REQUIREMENTS >> Return the listing below exactly, with the pictures dropped.

-*-*-

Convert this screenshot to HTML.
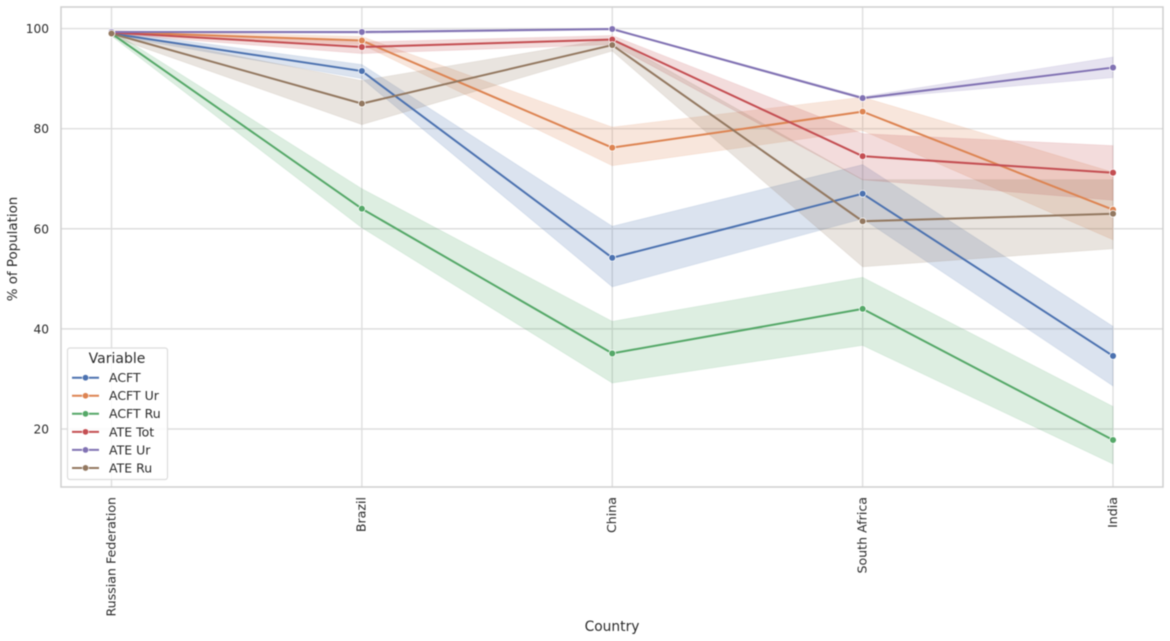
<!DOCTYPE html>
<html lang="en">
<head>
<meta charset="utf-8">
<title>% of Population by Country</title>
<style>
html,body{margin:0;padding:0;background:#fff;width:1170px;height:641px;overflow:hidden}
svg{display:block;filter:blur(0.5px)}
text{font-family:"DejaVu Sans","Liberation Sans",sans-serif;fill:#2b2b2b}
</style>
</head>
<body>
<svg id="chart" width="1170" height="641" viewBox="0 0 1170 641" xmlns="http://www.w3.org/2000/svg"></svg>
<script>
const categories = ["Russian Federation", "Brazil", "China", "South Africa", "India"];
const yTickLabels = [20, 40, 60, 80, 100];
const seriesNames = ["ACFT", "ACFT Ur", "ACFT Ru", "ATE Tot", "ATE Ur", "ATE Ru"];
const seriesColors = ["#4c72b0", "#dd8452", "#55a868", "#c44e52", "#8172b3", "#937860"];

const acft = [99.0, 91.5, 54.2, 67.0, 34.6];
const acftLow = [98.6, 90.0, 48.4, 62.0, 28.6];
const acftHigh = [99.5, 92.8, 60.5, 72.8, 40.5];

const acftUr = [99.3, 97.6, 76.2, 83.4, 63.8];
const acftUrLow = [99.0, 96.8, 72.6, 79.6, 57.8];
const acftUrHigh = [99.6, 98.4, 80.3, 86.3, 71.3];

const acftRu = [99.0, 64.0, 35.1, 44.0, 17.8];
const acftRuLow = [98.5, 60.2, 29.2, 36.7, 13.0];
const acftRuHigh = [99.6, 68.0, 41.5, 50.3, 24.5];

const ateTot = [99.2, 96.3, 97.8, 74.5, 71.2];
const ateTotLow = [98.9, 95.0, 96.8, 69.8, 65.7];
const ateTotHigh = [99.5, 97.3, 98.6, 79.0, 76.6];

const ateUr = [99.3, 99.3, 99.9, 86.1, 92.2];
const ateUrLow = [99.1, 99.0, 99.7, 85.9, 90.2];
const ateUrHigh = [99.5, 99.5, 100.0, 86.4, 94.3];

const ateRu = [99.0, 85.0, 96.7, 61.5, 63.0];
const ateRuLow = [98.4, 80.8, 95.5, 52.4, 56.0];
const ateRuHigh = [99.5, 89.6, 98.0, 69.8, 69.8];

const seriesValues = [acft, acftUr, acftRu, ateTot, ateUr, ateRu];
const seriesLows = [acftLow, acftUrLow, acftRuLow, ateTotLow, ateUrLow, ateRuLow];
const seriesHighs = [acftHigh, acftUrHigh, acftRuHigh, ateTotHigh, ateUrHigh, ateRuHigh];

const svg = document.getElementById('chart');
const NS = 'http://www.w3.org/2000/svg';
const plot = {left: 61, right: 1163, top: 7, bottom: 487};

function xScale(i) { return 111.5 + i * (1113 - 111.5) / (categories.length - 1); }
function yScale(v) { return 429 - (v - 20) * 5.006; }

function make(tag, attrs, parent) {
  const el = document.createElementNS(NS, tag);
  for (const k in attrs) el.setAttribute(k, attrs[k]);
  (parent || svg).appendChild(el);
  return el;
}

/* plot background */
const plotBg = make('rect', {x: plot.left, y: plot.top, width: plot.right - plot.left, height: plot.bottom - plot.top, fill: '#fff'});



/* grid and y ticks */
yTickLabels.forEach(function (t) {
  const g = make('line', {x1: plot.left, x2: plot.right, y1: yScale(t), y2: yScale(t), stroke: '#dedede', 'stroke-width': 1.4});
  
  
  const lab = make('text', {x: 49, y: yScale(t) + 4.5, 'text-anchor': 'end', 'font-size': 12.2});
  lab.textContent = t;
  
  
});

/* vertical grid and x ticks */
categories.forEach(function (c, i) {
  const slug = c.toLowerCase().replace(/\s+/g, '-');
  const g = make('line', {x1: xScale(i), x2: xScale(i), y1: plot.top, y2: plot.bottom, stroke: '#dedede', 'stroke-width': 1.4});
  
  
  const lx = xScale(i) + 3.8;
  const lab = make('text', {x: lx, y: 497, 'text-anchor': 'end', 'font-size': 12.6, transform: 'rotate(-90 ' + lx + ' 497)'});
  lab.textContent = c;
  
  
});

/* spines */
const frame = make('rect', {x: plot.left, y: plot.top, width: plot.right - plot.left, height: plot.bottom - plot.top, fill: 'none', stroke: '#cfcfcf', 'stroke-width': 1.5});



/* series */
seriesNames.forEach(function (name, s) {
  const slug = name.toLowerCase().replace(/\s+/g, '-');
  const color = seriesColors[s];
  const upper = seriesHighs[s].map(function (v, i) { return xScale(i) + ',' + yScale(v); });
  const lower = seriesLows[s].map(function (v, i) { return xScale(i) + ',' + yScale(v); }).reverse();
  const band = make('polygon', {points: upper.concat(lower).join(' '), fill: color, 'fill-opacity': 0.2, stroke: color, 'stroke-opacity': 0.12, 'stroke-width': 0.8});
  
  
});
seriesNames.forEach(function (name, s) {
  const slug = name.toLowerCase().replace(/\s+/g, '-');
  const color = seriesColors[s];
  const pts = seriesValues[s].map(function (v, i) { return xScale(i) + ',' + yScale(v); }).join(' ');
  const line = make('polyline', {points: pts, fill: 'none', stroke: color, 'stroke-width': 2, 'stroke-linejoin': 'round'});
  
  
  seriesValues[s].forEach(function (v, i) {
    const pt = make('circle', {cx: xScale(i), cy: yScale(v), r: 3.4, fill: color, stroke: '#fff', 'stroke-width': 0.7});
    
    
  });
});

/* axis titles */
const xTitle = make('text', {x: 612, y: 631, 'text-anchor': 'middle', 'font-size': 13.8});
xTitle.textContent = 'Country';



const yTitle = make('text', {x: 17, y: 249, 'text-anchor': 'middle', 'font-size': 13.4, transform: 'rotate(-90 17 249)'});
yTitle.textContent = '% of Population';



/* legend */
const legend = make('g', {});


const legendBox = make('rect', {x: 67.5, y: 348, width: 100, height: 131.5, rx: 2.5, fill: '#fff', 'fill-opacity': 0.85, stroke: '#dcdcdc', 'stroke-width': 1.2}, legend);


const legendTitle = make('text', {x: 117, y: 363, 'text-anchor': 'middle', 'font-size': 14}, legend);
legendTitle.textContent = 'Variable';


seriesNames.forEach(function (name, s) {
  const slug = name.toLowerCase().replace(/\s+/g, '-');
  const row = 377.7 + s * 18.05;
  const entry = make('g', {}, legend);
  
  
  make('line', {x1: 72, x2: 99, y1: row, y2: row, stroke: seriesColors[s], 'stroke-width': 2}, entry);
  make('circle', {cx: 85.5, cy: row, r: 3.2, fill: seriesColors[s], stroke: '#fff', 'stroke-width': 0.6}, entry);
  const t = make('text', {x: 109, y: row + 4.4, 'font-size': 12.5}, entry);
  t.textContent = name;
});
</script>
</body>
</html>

-*-*-

TASK OUTPUT >>
Convert this screenshot to HTML.
<!DOCTYPE html>
<html lang="en">
<head>
<meta charset="utf-8">
<title>% of Population by Country</title>
<style>
html,body{margin:0;padding:0;background:#fff;width:1170px;height:641px;overflow:hidden}
svg{display:block;filter:blur(0.5px)}
text{font-family:"DejaVu Sans","Liberation Sans",sans-serif;fill:#2b2b2b}
</style>
</head>
<body>
<svg id="chart" width="1170" height="641" viewBox="0 0 1170 641" xmlns="http://www.w3.org/2000/svg"></svg>
<script>
const categories = ["Russian Federation", "Brazil", "China", "South Africa", "India"];
const yTickLabels = [20, 40, 60, 80, 100];
const seriesNames = ["ACFT", "ACFT Ur", "ACFT Ru", "ATE Tot", "ATE Ur", "ATE Ru"];
const seriesColors = ["#4c72b0", "#dd8452", "#55a868", "#c44e52", "#8172b3", "#937860"];

const acft = [99.0, 91.5, 54.2, 67.0, 34.6];
const acftLow = [98.6, 90.0, 48.4, 62.0, 28.6];
const acftHigh = [99.5, 92.8, 60.5, 72.8, 40.5];

const acftUr = [99.3, 97.6, 76.2, 83.4, 63.8];
const acftUrLow = [99.0, 96.8, 72.6, 79.6, 57.8];
const acftUrHigh = [99.6, 98.4, 80.3, 86.3, 71.3];

const acftRu = [99.0, 64.0, 35.1, 44.0, 17.8];
const acftRuLow = [98.5, 60.2, 29.2, 36.7, 13.0];
const acftRuHigh = [99.6, 68.0, 41.5, 50.3, 24.5];

const ateTot = [99.2, 96.3, 97.8, 74.5, 71.2];
const ateTotLow = [98.9, 95.0, 96.8, 69.8, 65.7];
const ateTotHigh = [99.5, 97.3, 98.6, 79.0, 76.6];

const ateUr = [99.3, 99.3, 99.9, 86.1, 92.2];
const ateUrLow = [99.1, 99.0, 99.7, 85.9, 90.2];
const ateUrHigh = [99.5, 99.5, 100.0, 86.4, 94.3];

const ateRu = [99.0, 85.0, 96.7, 61.5, 63.0];
const ateRuLow = [98.4, 80.8, 95.5, 52.4, 56.0];
const ateRuHigh = [99.5, 89.6, 98.0, 69.8, 69.8];

const seriesValues = [acft, acftUr, acftRu, ateTot, ateUr, ateRu];
const seriesLows = [acftLow, acftUrLow, acftRuLow, ateTotLow, ateUrLow, ateRuLow];
const seriesHighs = [acftHigh, acftUrHigh, acftRuHigh, ateTotHigh, ateUrHigh, ateRuHigh];

const svg = document.getElementById('chart');
const NS = 'http://www.w3.org/2000/svg';
const plot = {left: 61, right: 1163, top: 7, bottom: 487};

function xScale(i) { return 111.5 + i * (1113 - 111.5) / (categories.length - 1); }
function yScale(v) { return 429 - (v - 20) * 5.006; }

function make(tag, attrs, parent) {
  const el = document.createElementNS(NS, tag);
  for (const k in attrs) el.setAttribute(k, attrs[k]);
  (parent || svg).appendChild(el);
  return el;
}

/* plot background */
const plotBg = make('rect', {x: plot.left, y: plot.top, width: plot.right - plot.left, height: plot.bottom - plot.top, fill: '#fff'});



/* grid and y ticks */
yTickLabels.forEach(function (t) {
  const g = make('line', {x1: plot.left, x2: plot.right, y1: yScale(t), y2: yScale(t), stroke: '#dedede', 'stroke-width': 1.4});
  
  
  const lab = make('text', {x: 49, y: yScale(t) + 4.5, 'text-anchor': 'end', 'font-size': 12.2});
  lab.textContent = t;
  
  
});

/* vertical grid and x ticks */
categories.forEach(function (c, i) {
  const slug = c.toLowerCase().replace(/\s+/g, '-');
  const g = make('line', {x1: xScale(i), x2: xScale(i), y1: plot.top, y2: plot.bottom, stroke: '#dedede', 'stroke-width': 1.4});
  
  
  const lx = xScale(i) + 3.8;
  const lab = make('text', {x: lx, y: 497, 'text-anchor': 'end', 'font-size': 12.6, transform: 'rotate(-90 ' + lx + ' 497)'});
  lab.textContent = c;
  
  
});

/* spines */
const frame = make('rect', {x: plot.left, y: plot.top, width: plot.right - plot.left, height: plot.bottom - plot.top, fill: 'none', stroke: '#cfcfcf', 'stroke-width': 1.5});



/* series */
seriesNames.forEach(function (name, s) {
  const slug = name.toLowerCase().replace(/\s+/g, '-');
  const color = seriesColors[s];
  const upper = seriesHighs[s].map(function (v, i) { return xScale(i) + ',' + yScale(v); });
  const lower = seriesLows[s].map(function (v, i) { return xScale(i) + ',' + yScale(v); }).reverse();
  const band = make('polygon', {points: upper.concat(lower).join(' '), fill: color, 'fill-opacity': 0.2, stroke: color, 'stroke-opacity': 0.12, 'stroke-width': 0.8});
  
  
});
seriesNames.forEach(function (name, s) {
  const slug = name.toLowerCase().replace(/\s+/g, '-');
  const color = seriesColors[s];
  const pts = seriesValues[s].map(function (v, i) { return xScale(i) + ',' + yScale(v); }).join(' ');
  const line = make('polyline', {points: pts, fill: 'none', stroke: color, 'stroke-width': 2, 'stroke-linejoin': 'round'});
  
  
  seriesValues[s].forEach(function (v, i) {
    const pt = make('circle', {cx: xScale(i), cy: yScale(v), r: 3.4, fill: color, stroke: '#fff', 'stroke-width': 0.7});
    
    
  });
});

/* axis titles */
const xTitle = make('text', {x: 612, y: 631, 'text-anchor': 'middle', 'font-size': 13.8});
xTitle.textContent = 'Country';



const yTitle = make('text', {x: 17, y: 249, 'text-anchor': 'middle', 'font-size': 13.4, transform: 'rotate(-90 17 249)'});
yTitle.textContent = '% of Population';



/* legend */
const legend = make('g', {});


const legendBox = make('rect', {x: 67.5, y: 348, width: 100, height: 131.5, rx: 2.5, fill: '#fff', 'fill-opacity': 0.85, stroke: '#dcdcdc', 'stroke-width': 1.2}, legend);


const legendTitle = make('text', {x: 117, y: 363, 'text-anchor': 'middle', 'font-size': 14}, legend);
legendTitle.textContent = 'Variable';


seriesNames.forEach(function (name, s) {
  const slug = name.toLowerCase().replace(/\s+/g, '-');
  const row = 377.7 + s * 18.05;
  const entry = make('g', {}, legend);
  
  
  make('line', {x1: 72, x2: 99, y1: row, y2: row, stroke: seriesColors[s], 'stroke-width': 2}, entry);
  make('circle', {cx: 85.5, cy: row, r: 3.2, fill: seriesColors[s], stroke: '#fff', 'stroke-width': 0.6}, entry);
  const t = make('text', {x: 109, y: row + 4.4, 'font-size': 12.5}, entry);
  t.textContent = name;
});
</script>
</body>
</html>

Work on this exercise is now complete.